# EXERCISE INSTRUCTIONS
Pictures stay out of the copy; restate everything else in the material exactly.

# SOURCE MATERIAL
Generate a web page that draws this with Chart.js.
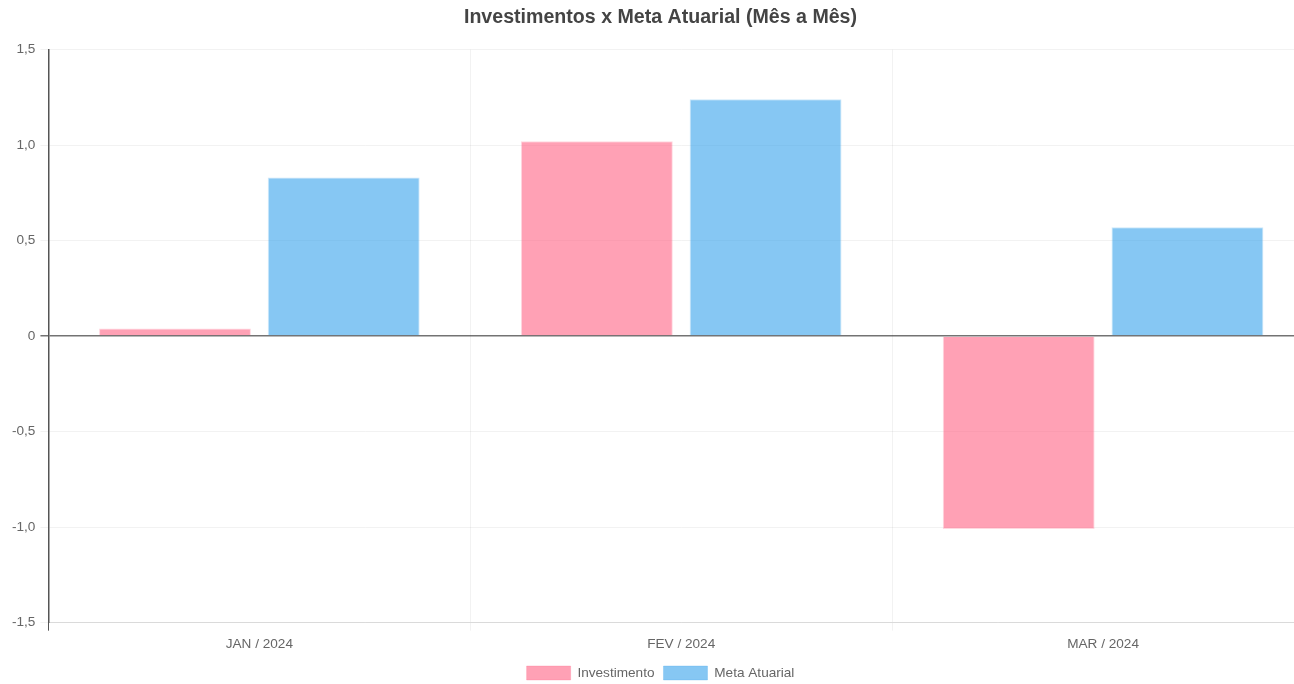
<!DOCTYPE html>
<html>
<head>
<meta charset="utf-8">
<script src="https://cdn.jsdelivr.net/npm/chart.js@4/dist/chart.umd.min.js"></script>
<style>
html,body{margin:0;padding:0;background:#fff;overflow:hidden;}
#wrap{width:1322px;height:684px;}
</style>
</head>
<body>
<div id="wrap"><canvas id="chart"></canvas></div>
<script>
const months=["JAN / 2024","FEV / 2024","MAR / 2024"];
const investimento=[0.04,1.02,-1.01];
const metaAtuarial=[0.83,1.24,0.57];

Chart.defaults.font.family="'Liberation Sans', Arial, sans-serif";
Chart.defaults.color="#666";

const ctx=document.getElementById("chart");

new Chart(ctx,{
type:"bar",
data:{
labels:months,
datasets:[
{label:"Investimento",data:investimento,backgroundColor:"rgba(255,99,132,0.6)",borderColor:"rgba(255,99,132,0.25)",borderWidth:1},
{label:"Meta Atuarial",data:metaAtuarial,backgroundColor:"rgba(54,162,235,0.6)",borderColor:"rgba(54,162,235,0.25)",borderWidth:1}
]
},
options:{
responsive:true,
maintainAspectRatio:false,
animation:false,
layout:{padding:{left:7,right:8,top:0,bottom:-6}},
plugins:{
title:{display:true,text:"Investimentos x Meta Atuarial (Mês a Mês)",color:"#444",font:{size:19.6,weight:"bold"},padding:{top:6,bottom:20}},
legend:{position:"bottom",labels:{boxWidth:44,boxHeight:14,padding:9,font:{size:13.6}}},
tooltip:{enabled:false}
},
scales:{
x:{
grid:{color:c=>c.index===0?"#555":"rgba(0,0,0,0.05)",tickLength:8},
border:{color:"rgba(0,0,0,0.1)"},
ticks:{font:{size:13.6},padding:5}
},
y:{
min:-1.5,
max:1.5,
grid:{
color:c=>c.tick&&c.tick.value===0?"rgba(0,0,0,0.55)":"rgba(0,0,0,0.05)",
lineWidth:c=>c.tick&&c.tick.value===0?1.5:1,
tickLength:8
},
border:{color:"#555",width:1.5},
ticks:{stepSize:0.5,padding:5,font:{size:13.6},callback:v=>v===0?"0":v.toFixed(1).replace(".",",")}
}
}
}
});
</script>
</body>
</html>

# ANSWER FOR THIS EXERCISE
Generate a web page that draws this with Chart.js.
<!DOCTYPE html>
<html>
<head>
<meta charset="utf-8">
<script src="https://cdn.jsdelivr.net/npm/chart.js@4/dist/chart.umd.min.js"></script>
<style>
html,body{margin:0;padding:0;background:#fff;overflow:hidden;}
#wrap{width:1322px;height:684px;}
</style>
</head>
<body>
<div id="wrap"><canvas id="chart"></canvas></div>
<script>
const months=["JAN / 2024","FEV / 2024","MAR / 2024"];
const investimento=[0.04,1.02,-1.01];
const metaAtuarial=[0.83,1.24,0.57];

Chart.defaults.font.family="'Liberation Sans', Arial, sans-serif";
Chart.defaults.color="#666";

const ctx=document.getElementById("chart");

new Chart(ctx,{
type:"bar",
data:{
labels:months,
datasets:[
{label:"Investimento",data:investimento,backgroundColor:"rgba(255,99,132,0.6)",borderColor:"rgba(255,99,132,0.25)",borderWidth:1},
{label:"Meta Atuarial",data:metaAtuarial,backgroundColor:"rgba(54,162,235,0.6)",borderColor:"rgba(54,162,235,0.25)",borderWidth:1}
]
},
options:{
responsive:true,
maintainAspectRatio:false,
animation:false,
layout:{padding:{left:7,right:8,top:0,bottom:-6}},
plugins:{
title:{display:true,text:"Investimentos x Meta Atuarial (Mês a Mês)",color:"#444",font:{size:19.6,weight:"bold"},padding:{top:6,bottom:20}},
legend:{position:"bottom",labels:{boxWidth:44,boxHeight:14,padding:9,font:{size:13.6}}},
tooltip:{enabled:false}
},
scales:{
x:{
grid:{color:c=>c.index===0?"#555":"rgba(0,0,0,0.05)",tickLength:8},
border:{color:"rgba(0,0,0,0.1)"},
ticks:{font:{size:13.6},padding:5}
},
y:{
min:-1.5,
max:1.5,
grid:{
color:c=>c.tick&&c.tick.value===0?"rgba(0,0,0,0.55)":"rgba(0,0,0,0.05)",
lineWidth:c=>c.tick&&c.tick.value===0?1.5:1,
tickLength:8
},
border:{color:"#555",width:1.5},
ticks:{stepSize:0.5,padding:5,font:{size:13.6},callback:v=>v===0?"0":v.toFixed(1).replace(".",",")}
}
}
}
});
</script>
</body>
</html>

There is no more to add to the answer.